AAD-1：一步式自回歸視頻生成的非對稱對抗性蒸餾

摘要

我們提出AAD-1，這是一種用於一步自回歸圖像到影片生成的非對稱對抗蒸餾框架。當前最先進的方法採用對抗蒸餾，但會遭遇運動崩潰與訓練不穩定的問題，導致生成靜態影片。AAD-1透過架構與訓練策略上的兩項關鍵設計來解決這些挑戰。我們的架構核心見解在於打破生成器與判別器之間的對稱性：生成器保持因果性以保留自回歸取樣能力，而判別器則雙向關注完整的時空上下文，並為整個影片序列產出單一的整體真實性評分。這種非對稱設計使判別器能有效偵測導致自回歸生成中運動崩潰的全域時間失敗與長程漂移。為穩定訓練，我們引入分階段策略，首先使用分布匹配引導出穩定的單步生成器，提供一個預熱階段，在對抗蒸餾開始前將學生分布拉近教師分布。在VBench上的大量實驗證明，AAD-1在一步自回歸影片生成中達到最先進的效能。

English

We present AAD-1, an Asymmetric Adversarial Distillation framework for One-step autoregressive image-to-video generation. State-of-the-art methods adopt adversarial distillation but suffer from motion collapse and training instability, resulting in static videos. AAD-1 addresses these challenges through two key designs in architecture and training strategy. Our key architectural insight is to break the symmetry between generator and discriminator. While the generator remains causal to preserve autoregressive sampling capability, the discriminator attends bidirectionally over the full spatiotemporal context and produces a single holistic realism score for the entire video sequence.
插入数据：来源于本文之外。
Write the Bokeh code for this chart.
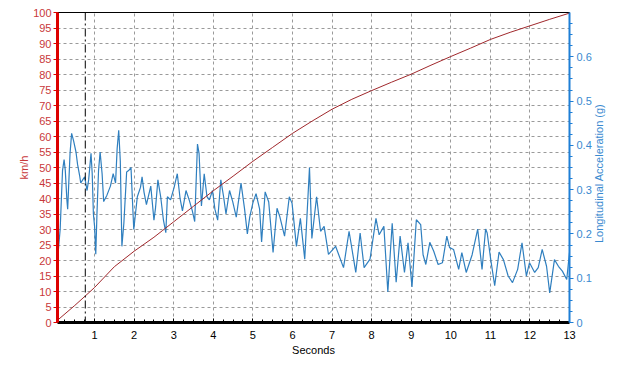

This asymmetric design enables the discriminator to effectively detect global temporal failures and long-range drift that cause motion collapse in autoregressive generation. To stabilize training, we introduce a phased strategy that first uses distribution matching to bootstrap a stable one-step generator, providing a warm-up phase that brings the student distribution closer to the teacher before adversarial distillation begins. Extensive experiments on VBench demonstrate that AAD-1 achieves state-of-the-art performance in one-step autoregressive video generation.